Addendum: South Carolina has an oversized presence in this evening's activities. And there may be something behind the line-up. Former state Rep. Bakari Sellers was one of the first speakers (see above), followed by South Carolina Democratic party chair Jamie Harrison.
Opening the 6 to 10 p.m. block is U.S. Rep. Jim Clyburn, the most powerful Democrat in the Palmetto State.
Consider this a bit of fence-mending. In her 2008 campaign against Barack Obama, Hillary Clinton’s husband, a fellow named William Jefferson, went to South Carolina and declared Obama an unproven upstart. Much hoopla followed.
Clyburn was alienated.
After much delay, Clyburn endorsed Hillary Clinton during this year’s primary. You have to wonder if tonight’s speakers were part of the bargain.

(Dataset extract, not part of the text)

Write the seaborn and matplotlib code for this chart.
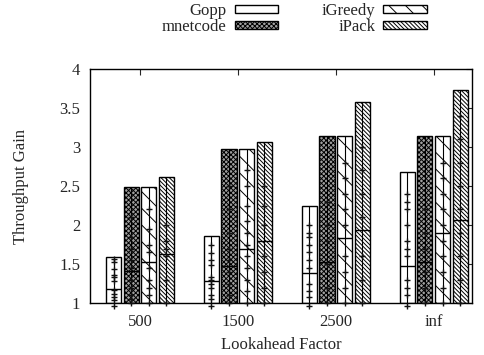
import matplotlib
matplotlib.use("Agg")
import matplotlib.pyplot as plt
import seaborn as sns
import pandas as pd
import numpy as np

groups = ["500", "1500", "2500", "inf"]
series = ["Gopp", "mnetcode", "iGreedy", "iPack"]

gopp_top = [1.59, 1.86, 2.24, 2.68]
mnetcode_top = [2.49, 2.97, 3.14, 3.14]
igreedy_top = [2.49, 2.97, 3.14, 3.14]
ipack_top = [2.61, 3.06, 3.57, 3.73]

gopp_med = [1.18, 1.29, 1.39, 1.48]
mnetcode_med = [1.41, 1.47, 1.53, 1.53]
igreedy_med = [1.53, 1.69, 1.83, 1.90]
ipack_med = [1.63, 1.80, 1.94, 2.06]

gopp_pts = [
    [0.97, 1.04, 1.08, 1.12, 1.17, 1.29, 1.34, 1.36, 1.44, 1.53, 1.57],
    [0.97, 1.05, 1.10, 1.19, 1.25, 1.30, 1.34, 1.49, 1.55, 1.64, 1.74],
    [0.97, 1.08, 1.15, 1.25, 1.45, 1.55, 1.65, 1.75, 1.85, 1.90, 2.00],
    [0.97, 1.10, 1.20, 1.30, 1.60, 1.70, 1.80, 2.00, 2.20, 2.30, 2.40],
]
mnetcode_pts = [
    [1.0, 1.05, 1.10, 1.20, 1.30, 1.45, 1.55, 1.70, 1.85, 2.10],
    [1.0, 1.10, 1.25, 1.40, 1.55, 1.70, 1.90, 2.20, 2.50],
    [1.0, 1.20, 1.50, 1.80, 2.00, 2.30],
    [1.0, 1.20, 1.40, 1.70, 1.90, 2.20],
]
igreedy_pts = [
    [1.0, 1.10, 1.20, 1.30, 1.45, 1.65, 1.75, 1.95, 2.20],
    [1.0, 1.15, 1.30, 1.45, 1.60, 1.75, 1.90, 2.05, 2.25, 2.50, 2.70],
    [1.0, 1.20, 1.40, 1.60, 2.00, 2.20, 2.40, 2.60, 2.80],
    [1.0, 1.20, 1.40, 1.60, 1.80, 2.00, 2.20, 2.40, 2.60, 2.80],
]
ipack_pts = [
    [1.0, 1.30, 1.60, 1.70, 1.80, 2.00],
    [1.0, 1.20, 1.40, 1.60, 2.00, 2.25, 2.50],
    [1.0, 1.30, 1.60, 2.10, 2.40, 2.70, 3.00],
    [1.0, 1.30, 1.60, 1.90, 2.20, 2.50, 2.80, 3.10, 3.40],
]

tops = [gopp_top, mnetcode_top, igreedy_top, ipack_top]
meds = [gopp_med, mnetcode_med, igreedy_med, ipack_med]
pts = [gopp_pts, mnetcode_pts, igreedy_pts, ipack_pts]
hatches = ["", "xxxxxxx", "\\\\", "\\" * 8]
faces = ["white", "#a0a0a0", "white", "white"]

rows = []
for s, t in zip(series, tops):
    for g, v in zip(groups, t):
        rows.append({"group": g, "series": s, "value": v})
df = pd.DataFrame(rows)

sns.set_style("white")
plt.rcParams["font.family"] = ["Liberation Serif", "DejaVu Serif"]
plt.rcParams["hatch.linewidth"] = 0.7
plt.rcParams["hatch.color"] = "black"

fig = plt.figure(figsize=(4.84, 3.55), dpi=100)
ax = fig.add_axes([0.186, 0.146, 0.789, 0.660])

width = 0.72
sns.barplot(data=df, x="group", y="value", hue="series", order=groups,
            hue_order=series, width=width, ax=ax,
            palette=["white"] * 4, edgecolor="black", linewidth=1.0,
            saturation=1, legend=True)

slot = width / len(series)
bw = slot * 0.86
for i, s in enumerate(series):
    cont = ax.containers[i]
    for j, bar in enumerate(cont):
        xc = bar.get_x() + bar.get_width() / 2
        bar.set_x(xc - bw / 2)
        bar.set_width(bw)
        bar.set_y(1.0)
        bar.set_height(tops[i][j] - 1.0)
        bar.set_hatch(hatches[i])
        bar.set_facecolor(faces[i])
        bar.set_edgecolor("black")

for i, s in enumerate(series):
    for j, g in enumerate(groups):
        xc = j + (i - 1.5) * slot
        ax.hlines(meds[i][j], xc - bw / 2, xc + bw / 2, color="black", lw=1.0, zorder=4)
        p = pts[i][j]
        ax.vlines(xc, min(p), tops[i][j], color="black", lw=0.8, zorder=4, clip_on=False)
        ax.plot([xc] * len(p), p, linestyle="none", marker="+", ms=4, mew=1.0,
                color="#111111", zorder=5, clip_on=False)

ax.set_xlim(-0.51, 3.39)
ax.set_ylim(1, 4)
ax.set_yticks([1, 1.5, 2, 2.5, 3, 3.5, 4])
ax.set_yticklabels(["1", "1.5", "2", "2.5", "3", "3.5", "4"])
ax.tick_params(direction="in", top=True, right=True, length=4, width=0.8,
               labelsize=12)
ax.tick_params(axis="y", pad=7)
ax.tick_params(axis="x", pad=8)
for sp in ax.spines.values():
    sp.set_linewidth(1.0)
    sp.set_color("black")
ax.set_xlabel("Lookahead Factor", fontsize=12, labelpad=5)
ax.set_ylabel("Throughput Gain", fontsize=12, labelpad=22)

handles, labels = ax.get_legend_handles_labels()
for h, hh, fc in zip(handles, hatches, faces):
    h.set_hatch(hh)
    h.set_facecolor(fc)
    h.set_edgecolor("black")
if ax.legend_ is not None:
    ax.legend_.remove()
fig.legend(handles, labels, ncol=2, loc="upper center", bbox_to_anchor=(0.608, 1.034),
           frameon=False, markerfirst=False, fontsize=12, handlelength=2.6,
           handleheight=0.45, labelspacing=0.0, columnspacing=2.6, handletextpad=0.5)

fig.savefig("out.png", dpi=100)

Updated at 4:35 p.m.: Judging from tonight's list of speakers, the Rev. Bernice King, the youngest child of Martin Luther King Jr., was the final Georgian on the stage of this Democratic National Convention.
King was one of three who gave this evening’s invocation, and asked the Almighty to put a thumb on the scales in November, in the name of a country:
"Where unity trumps division, peace trumps war, and love trumps hate. We ask, dear Lord, that you anoint Madam Hillary Clinton as our 45th president, to lead us to become a stronger and compassionate nation."
Just FYI, the Republican gathering in Cleveland featured a number of pastors who asked God for a different result.
PHILADELPHIA -- Hillary Clinton will end this week's Democratic National Convention tonight with a speech that makes clear this election "is really a moment of reckoning for voters," her campaign manager Robby Mook said earlier Thursday.
"You will hear her invoke different principles that have guided her career in particular," Mook told a reporter at a briefing to preview the speech. "You'll hear her talk about how it takes a village, a theme from her 1992 book.
"In this campaign we're talking about we're stronger together and you'll hear her flesh out not just what this means from a policy standpoint, but specific polices to do it and make our country stronger."